Attrition Clause
A contract provision specifying penalties if actual attendance falls below committed room nights or attendees.
Definition
An attrition clause is a contractual provision in hotel and venue agreements that specifies penalties or charges when an event's actual performance falls below the guaranteed commitments. The most common applications involve room block attrition (penalties when fewer hotel rooms are used than contracted) and food and beverage attrition (penalties when F&B spending falls below minimums).
Room block attrition typically works as follows: An event planner commits to a block of rooms at a negotiated rate. The contract specifies an attrition percentage—commonly 80% to 90%—meaning the planner must use at least that percentage of the block without penalty. If pickup falls below the attrition threshold, the planner owes the hotel for a percentage of the unused rooms, calculated based on the shortfall and a specified rate.
Food and beverage attrition operates similarly but involves spending minimums rather than room counts. If the contract guarantees $100,000 in F&B and actual spending reaches only $80,000, the attrition clause may require payment of some portion of the $20,000 shortfall.
The purpose of attrition clauses is to protect venues from financial losses when events underperform against commitments that led the venue to turn away other business.
Why It Matters
Attrition clauses represent one of the most significant financial risks in event contracts. A large event that falls short of room block commitments can face penalties of tens or hundreds of thousands of dollars. Understanding and negotiating attrition terms is essential for protecting organizational budgets.
The risk is particularly challenging because attendance shortfalls often occur for reasons beyond the planner's control—economic downturns, travel restrictions, weather events, competing events, or simply optimistic projections. Yet attrition penalties apply regardless of why attendance fell short.

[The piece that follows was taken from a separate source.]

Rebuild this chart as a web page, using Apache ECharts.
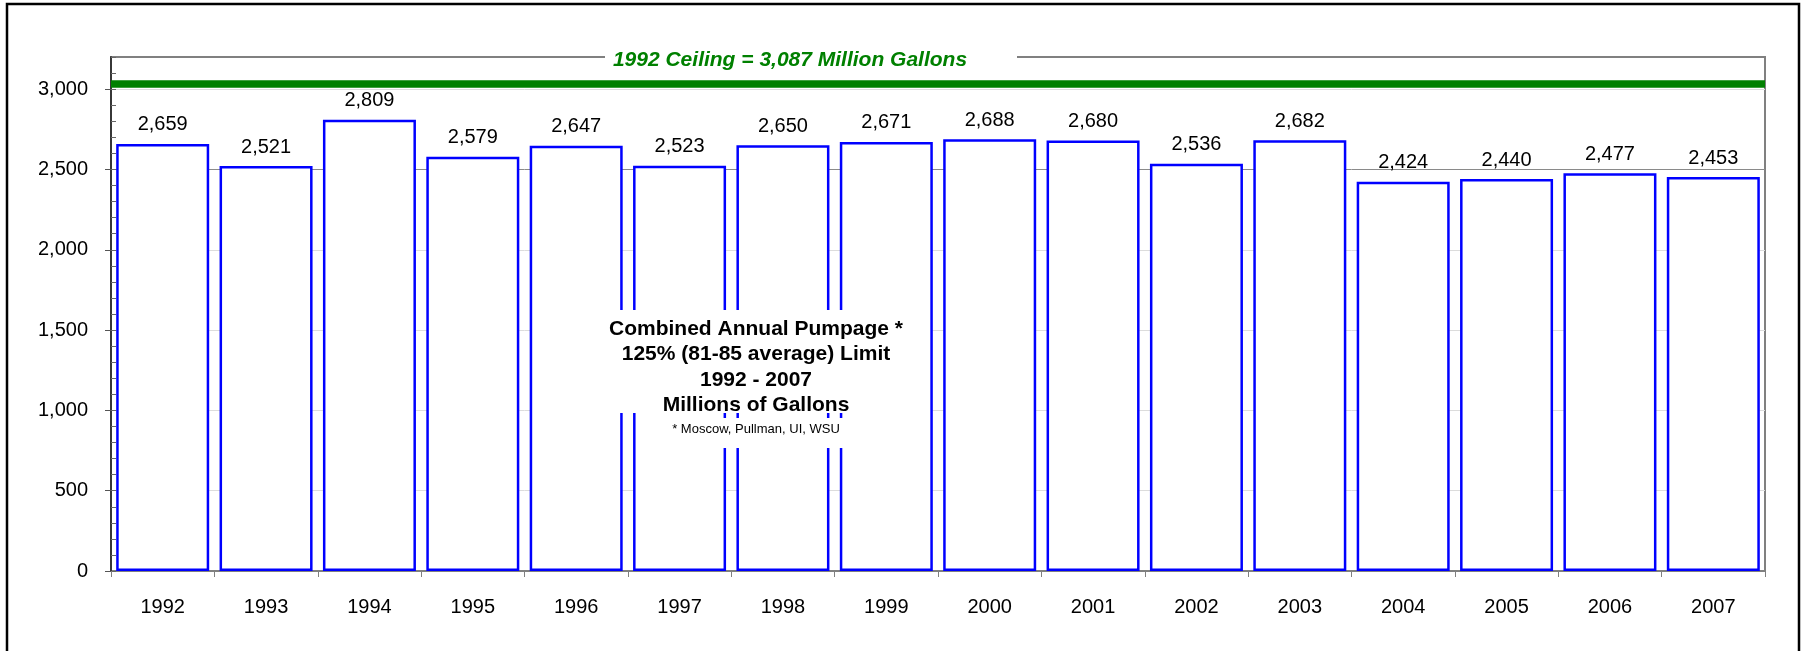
<!DOCTYPE html>
<html>
<head>
<meta charset="utf-8">
<script src="https://cdn.jsdelivr.net/npm/echarts@6/dist/echarts.min.js"></script>
<style>
html,body{margin:0;padding:0;background:#fff;}
#chart{width:1808px;height:651px;}
</style>
</head>
<body>
<div id="chart"></div>
<script>
const years = ['1992','1993','1994','1995','1996','1997','1998','1999','2000','2001','2002','2003','2004','2005','2006','2007'];
const pumpage = [2659, 2521, 2809, 2579, 2647, 2523, 2650, 2671, 2688, 2680, 2536, 2682, 2424, 2440, 2477, 2453];
const ceilingLineLevel = 3035;
const yMin = 0;
const yMax = 3200;
const yMinorStep = 100;
const yLabelValues = [0, 500, 1000, 1500, 2000, 2500, 3000];
const ceilingText = '1992 Ceiling = 3,087 Million Gallons';
const titleLines = ['Combined Annual Pumpage *', '125% (81-85 average) Limit', '1992 - 2007', 'Millions of Gallons'];
const footnote = '* Moscow, Pullman, UI, WSU';

const FONT = 'Arial, "Liberation Sans", sans-serif';
function fmt(v){ return String(v).replace(/\B(?=(\d{3})+(?!\d))/g, ','); }

const chart = echarts.init(document.getElementById('chart'), null, {renderer:'canvas'});

const centerX = 756;
const graphicEls = [
  {type:'rect', z:100, shape:{x:7, y:4, width:1792, height:700}, style:{fill:'none', stroke:'#000', lineWidth:2.5}},
  {type:'rect', z:100, shape:{x:605, y:45, width:412, height:30}, style:{fill:'#fff'}},
  {type:'text', z:101, x:790, y:60, style:{text:ceilingText, fill:'#008000', font:'italic bold 21px ' + FONT, align:'center', verticalAlign:'middle'}},
  {type:'rect', z:100, shape:{x:600, y:310, width:312, height:103}, style:{fill:'#fff'}},
  {type:'rect', z:100, shape:{x:676, y:418, width:177, height:30}, style:{fill:'#fff'}},
  {type:'text', z:101, x:centerX, y:429, style:{text:footnote, fill:'#000', font:'13px ' + FONT, align:'center', verticalAlign:'middle'}}
];
titleLines.forEach((t, i) => {
  graphicEls.push({type:'text', z:101, x:centerX, y:329 + i*25.4, style:{text:t, fill:'#000', font:'bold 21px ' + FONT, align:'center', verticalAlign:'middle'}});
});

const option = {
  animation:false,
  backgroundColor:'#fff',
  grid:{left:111, top:57, width:1654, height:514, show:true, borderColor:'#808080', borderWidth:2, backgroundColor:'transparent'},
  xAxis:{
    type:'category', data:years,
    axisLine:{show:true, lineStyle:{color:'#808080', width:1}},
    axisTick:{show:true, alignWithLabel:false, length:6, lineStyle:{color:'#808080'}},
    axisLabel:{color:'#000', fontSize:20, fontFamily:FONT, margin:26},
    splitLine:{show:false}
  },
  yAxis:[{
    type:'value', position:'left', min:yMin, max:yMax, interval:yMinorStep,
    axisLine:{show:true, lineStyle:{color:'#333', width:1.5}},
    axisTick:{show:true, inside:false, length:6, lineStyle:{color:'#555'}, customValues:yLabelValues},
    axisLabel:{color:'#000', fontSize:20, fontFamily:FONT, margin:23, customValues:yLabelValues,
      formatter:function(v){ return (v % 500 === 0) ? fmt(v) : ''; }},
    splitLine:{show:true, lineStyle:{color:['#8a8a8a','#dcdcdc','#dcdcdc','#dcdcdc','#dcdcdc'], width:1}}
  },{
    type:'value', position:'left', min:yMin, max:yMax, interval:yMinorStep,
    axisLine:{show:true, lineStyle:{color:'#333', width:1.5}},
    axisTick:{show:true, inside:true, length:5, lineStyle:{color:'#666'}},
    axisLabel:{show:false},
    splitLine:{show:false}
  }],
  series:[{
    type:'bar', data:pumpage, xAxisIndex:0, yAxisIndex:0,
    barWidth:93,
    itemStyle:{color:'#fff', borderColor:'#0000ff', borderWidth:2.5},
    label:{show:true, position:'top', distance:9, color:'#000', fontSize:20, fontFamily:FONT,
      formatter:function(p){ return fmt(p.value); }},
    markLine:{
      silent:true, symbol:'none',
      label:{show:false},
      lineStyle:{color:'#008000', width:7.5, type:'solid'},
      data:[{yAxis:ceilingLineLevel}]
    }
  }],
  graphic:graphicEls
};
chart.setOption(option);
</script>
</body>
</html>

Strategic attrition management involves several practices: making realistic projections based on historical data rather than hoped-for attendance; negotiating favorable attrition percentages and calculation methods; building attrition risk into event budgets; including review dates that allow block reductions as the event approaches; actively managing room block pickup through communications and incentives; and exploring creative solutions when shortfalls become apparent.

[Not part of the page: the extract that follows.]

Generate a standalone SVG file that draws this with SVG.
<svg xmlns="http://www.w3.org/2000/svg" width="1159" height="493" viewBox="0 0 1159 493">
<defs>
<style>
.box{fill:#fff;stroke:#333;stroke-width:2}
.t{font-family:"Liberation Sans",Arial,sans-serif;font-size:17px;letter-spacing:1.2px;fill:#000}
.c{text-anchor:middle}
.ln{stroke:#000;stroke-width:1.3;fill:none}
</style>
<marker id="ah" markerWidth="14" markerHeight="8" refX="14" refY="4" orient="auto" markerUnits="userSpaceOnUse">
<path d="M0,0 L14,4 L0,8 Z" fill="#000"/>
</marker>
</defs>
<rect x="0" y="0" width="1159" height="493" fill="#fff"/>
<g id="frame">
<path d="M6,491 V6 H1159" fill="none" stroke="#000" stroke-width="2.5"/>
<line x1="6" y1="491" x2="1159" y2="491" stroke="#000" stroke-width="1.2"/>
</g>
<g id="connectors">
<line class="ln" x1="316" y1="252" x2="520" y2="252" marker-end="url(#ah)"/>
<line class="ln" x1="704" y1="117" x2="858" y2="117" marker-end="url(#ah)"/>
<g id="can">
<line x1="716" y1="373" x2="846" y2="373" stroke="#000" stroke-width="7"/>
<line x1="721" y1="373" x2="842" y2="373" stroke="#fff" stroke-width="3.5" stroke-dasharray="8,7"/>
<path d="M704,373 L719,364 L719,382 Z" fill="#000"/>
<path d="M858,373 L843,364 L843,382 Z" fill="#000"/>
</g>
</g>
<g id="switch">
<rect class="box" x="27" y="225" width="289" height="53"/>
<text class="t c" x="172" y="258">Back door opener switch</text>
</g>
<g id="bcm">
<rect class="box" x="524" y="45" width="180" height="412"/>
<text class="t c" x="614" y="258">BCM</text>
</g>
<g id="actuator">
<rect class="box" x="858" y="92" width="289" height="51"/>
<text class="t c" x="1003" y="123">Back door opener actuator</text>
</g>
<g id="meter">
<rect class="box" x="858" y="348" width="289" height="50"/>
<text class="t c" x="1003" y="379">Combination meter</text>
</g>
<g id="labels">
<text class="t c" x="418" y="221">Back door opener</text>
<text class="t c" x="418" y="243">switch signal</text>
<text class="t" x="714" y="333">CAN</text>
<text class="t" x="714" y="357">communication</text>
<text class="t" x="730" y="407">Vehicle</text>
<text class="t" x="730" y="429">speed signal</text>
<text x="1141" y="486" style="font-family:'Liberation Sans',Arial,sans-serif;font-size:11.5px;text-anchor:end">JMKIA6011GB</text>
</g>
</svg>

The financial stakes make attrition negotiation a critical planning skill. Experienced planners know which terms to prioritize, which creative provisions to request, and how to build relationship leverage that enables favorable terms.
Examples in Practice
A conference contracts for 500 room nights over three nights at $200/night, with 80% attrition. If only 300 room nights are picked up, the planner is short 100 nights below the 400-night minimum (80% of 500). At a typical calculation, the hotel might charge 70% of the room rate for each unused room night—potentially $14,000 in attrition charges.
An experienced planner negotiates a "review date" clause allowing them to reduce the block size 60 days before the event based on registration pace. When registrations track below projections, they exercise this option, reducing the block and avoiding attrition exposure.

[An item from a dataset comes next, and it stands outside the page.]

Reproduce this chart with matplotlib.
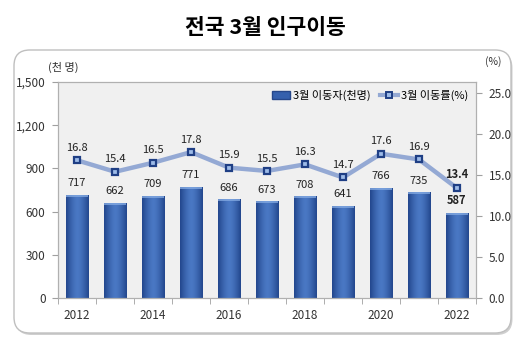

A corporate meeting planner includes a force majeure clause in their contract that specifically addresses circumstances that could prevent attendee travel. When a weather event affects attendance, the clause provides relief from full attrition penalties.
A planner facing likely attrition proactively contacts the hotel to negotiate alternatives—rebooking some unused rooms to a future event, converting rooms to meeting space credit, or accepting a reduced settlement. The collaborative approach often yields better outcomes than simply paying the penalty.